From 15 September, the ZA Central Registry will begin taking applications to reserve domain names for the new .africa top-level domain. African governments can reserve names that are of national significance before general domain name registrations are opened to the public.
The process is intended to protect names under three categories. The first is geographic names, and includes names of countries, capital cities and major towns.
The second seeks to protect religious, cultural and linguistic names and includes languages, tribes, peoples, religious groups and places of cultural or religious significance.
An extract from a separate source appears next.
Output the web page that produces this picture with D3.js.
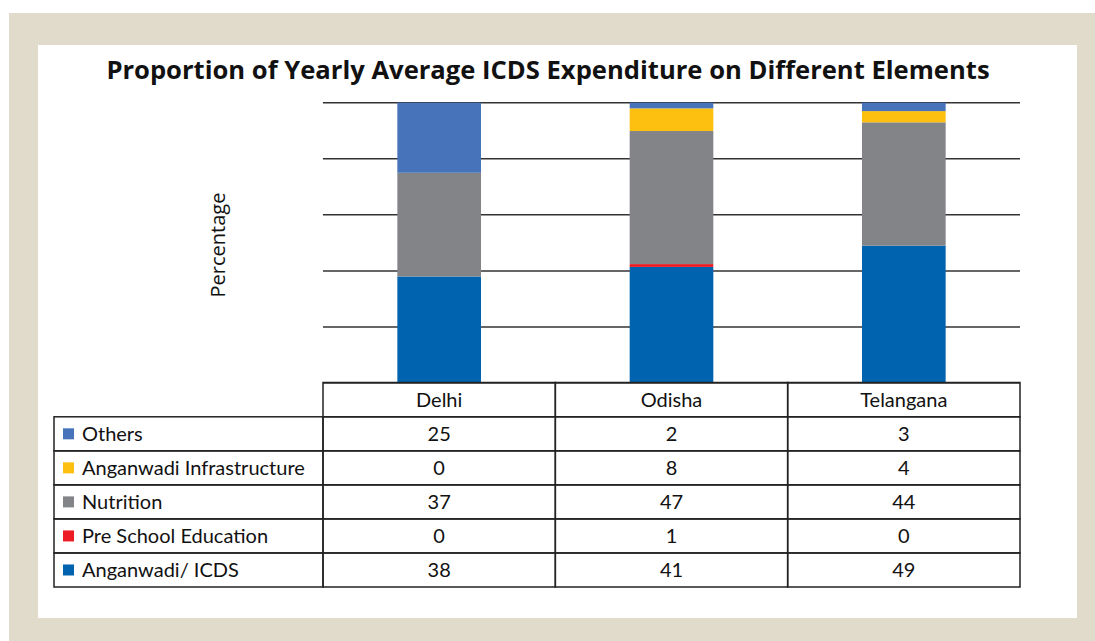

The third and last category consists of economic and public interest names — those which are uniquely linked to government bodies and institutions. This category also covers offensive names that would inherently advocate prejudice or hatred on the basis of race, ethnicity, political association, gender, sexuality, religion, conscience or culture.
Domain names that are deemed offensive will be listed on the reserve name list indefinitely and no party will be able to register them.
Alice Munyua, who is leading .africa’s reserve name list process, says the ZA Central Registry recommends that “governments adopt a consultative process for developing a national list of reserved names”.
Munyua says only a registered government representative will be able to submit requests. “It is, however, incumbent on the relevant government authority to reserve and redeem names within the timeframe set out in the reserve name list policy using the prescribed systems and tools provided. Once the process is complete, the reserved names will not be available to any other entity except the beneficiary,” Munyua says.
Governments can ask to reserve up to 100 names and can lodge 20 applications in the offensive names category.
The official launch of .africa is expected to take place in March next year.